__TASK DIRECTIONS__: Give the data below again exactly as written, without its pictures.

__DATA SECTION__:
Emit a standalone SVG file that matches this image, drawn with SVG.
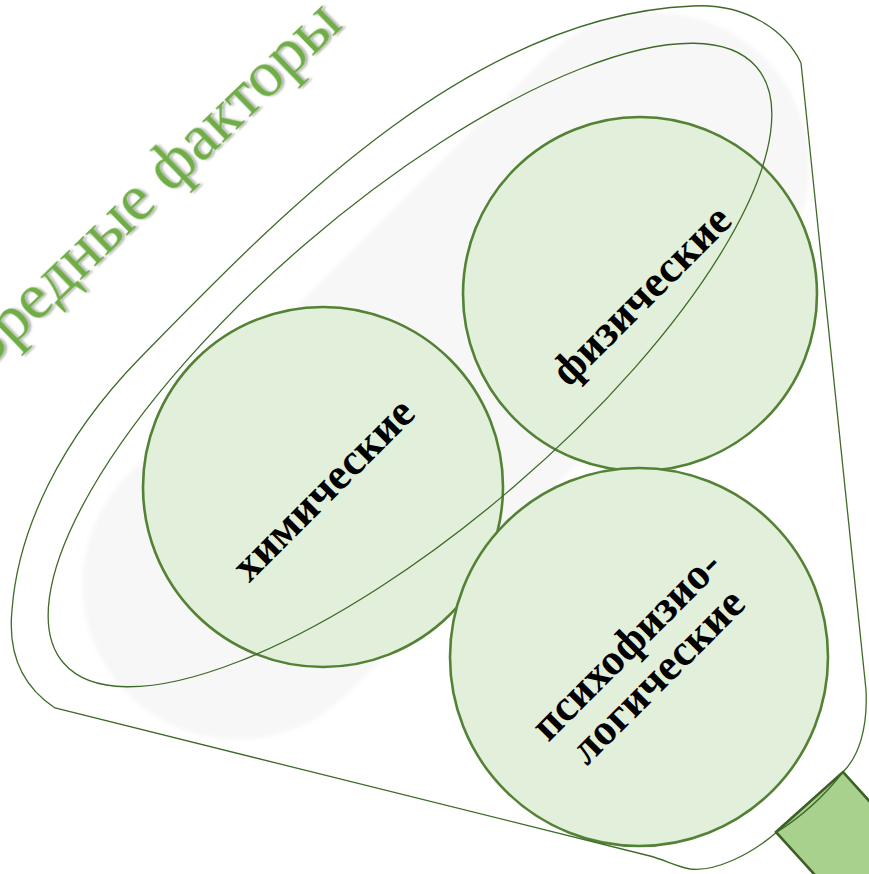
<svg xmlns="http://www.w3.org/2000/svg" width="869" height="874" viewBox="0 0 869 874">
<defs>
<style>
.line{fill:none;stroke:#3E6B27;stroke-width:1.3}
.circ{fill:#E2EFDA;stroke:#548235;stroke-width:2.6}
.lbl{font-family:"Liberation Serif","DejaVu Serif",serif;font-weight:bold;font-size:44px;fill:#000;text-anchor:middle;dominant-baseline:central}
.title{font-family:"Liberation Serif","DejaVu Serif",serif;font-size:66px;fill:#70AD47;text-anchor:end}
</style>
<filter id="sh" x="-10%" y="-10%" width="120%" height="120%">
<feDropShadow dx="2" dy="2" stdDeviation="1.2" flood-color="#000" flood-opacity="0.3"/>
</filter>
<filter id="soft" x="-5%" y="-5%" width="110%" height="110%">
<feGaussianBlur stdDeviation="2"/>
</filter>
</defs>
<rect width="869" height="874" fill="#fff"/>
<g id="shadow">
<rect x="-450" y="-155" width="900" height="310" rx="155" fill="#F7F7F7" transform="translate(446,376) rotate(-45)" filter="url(#soft)"/>
</g>
<g id="circle-chem"><circle class="circ" cx="323" cy="487" r="180"/></g>
<g id="circle-phys"><circle class="circ" cx="640" cy="294" r="177"/></g>
<g id="circle-psy"><circle class="circ" cx="639" cy="657" r="189"/></g>
<g id="inner-ellipse">
<ellipse class="line" cx="410" cy="365" rx="457" ry="160" transform="rotate(-40.7 410 365)"/>
</g>
<g id="handle">
<polygon points="776,832 843,772 977,920 910,980" fill="#A9D18E" stroke="#3B5F24" stroke-width="2.6" stroke-linejoin="miter"/>
</g>
<g id="funnel">
<path class="line" d="M 55 708 C 20 685, 8 650, 12 610 C 18 530, 60 440, 140 358 C 280 215, 470 15, 693 6 C 745 3, 785 30, 801 63 L 866 690 C 868 730, 858 757, 843 772 Q 815 808, 777 832 C 750 855, 715 872, 690 869 C 675 866, 665 860, 650 856 Z"/>
</g>
<g id="connectors"/>
<g id="label-chem"><text class="lbl" transform="translate(323,489) rotate(-45)">химические</text></g>
<g id="label-phys"><text class="lbl" transform="translate(641,295) rotate(-45)">физические</text></g>
<g id="label-psy">
<text class="lbl" transform="translate(641,660) rotate(-45)"><tspan x="0" y="-22">психофизио-</tspan><tspan x="0" y="22">логические</tspan></text>
</g>
<g id="title"><text class="title" filter="url(#sh)" transform="translate(344,26) rotate(-44)">Вредные факторы</text></g>
</svg>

__FINISHED EXERCISE__:
Emit a standalone SVG file that matches this image, drawn with SVG.
<svg xmlns="http://www.w3.org/2000/svg" width="869" height="874" viewBox="0 0 869 874">
<defs>
<style>
.line{fill:none;stroke:#3E6B27;stroke-width:1.3}
.circ{fill:#E2EFDA;stroke:#548235;stroke-width:2.6}
.lbl{font-family:"Liberation Serif","DejaVu Serif",serif;font-weight:bold;font-size:44px;fill:#000;text-anchor:middle;dominant-baseline:central}
.title{font-family:"Liberation Serif","DejaVu Serif",serif;font-size:66px;fill:#70AD47;text-anchor:end}
</style>
<filter id="sh" x="-10%" y="-10%" width="120%" height="120%">
<feDropShadow dx="2" dy="2" stdDeviation="1.2" flood-color="#000" flood-opacity="0.3"/>
</filter>
<filter id="soft" x="-5%" y="-5%" width="110%" height="110%">
<feGaussianBlur stdDeviation="2"/>
</filter>
</defs>
<rect width="869" height="874" fill="#fff"/>
<g id="shadow">
<rect x="-450" y="-155" width="900" height="310" rx="155" fill="#F7F7F7" transform="translate(446,376) rotate(-45)" filter="url(#soft)"/>
</g>
<g id="circle-chem"><circle class="circ" cx="323" cy="487" r="180"/></g>
<g id="circle-phys"><circle class="circ" cx="640" cy="294" r="177"/></g>
<g id="circle-psy"><circle class="circ" cx="639" cy="657" r="189"/></g>
<g id="inner-ellipse">
<ellipse class="line" cx="410" cy="365" rx="457" ry="160" transform="rotate(-40.7 410 365)"/>
</g>
<g id="handle">
<polygon points="776,832 843,772 977,920 910,980" fill="#A9D18E" stroke="#3B5F24" stroke-width="2.6" stroke-linejoin="miter"/>
</g>
<g id="funnel">
<path class="line" d="M 55 708 C 20 685, 8 650, 12 610 C 18 530, 60 440, 140 358 C 280 215, 470 15, 693 6 C 745 3, 785 30, 801 63 L 866 690 C 868 730, 858 757, 843 772 Q 815 808, 777 832 C 750 855, 715 872, 690 869 C 675 866, 665 860, 650 856 Z"/>
</g>
<g id="connectors"/>
<g id="label-chem"><text class="lbl" transform="translate(323,489) rotate(-45)">химические</text></g>
<g id="label-phys"><text class="lbl" transform="translate(641,295) rotate(-45)">физические</text></g>
<g id="label-psy">
<text class="lbl" transform="translate(641,660) rotate(-45)"><tspan x="0" y="-22">психофизио-</tspan><tspan x="0" y="22">логические</tspan></text>
</g>
<g id="title"><text class="title" filter="url(#sh)" transform="translate(344,26) rotate(-44)">Вредные факторы</text></g>
</svg>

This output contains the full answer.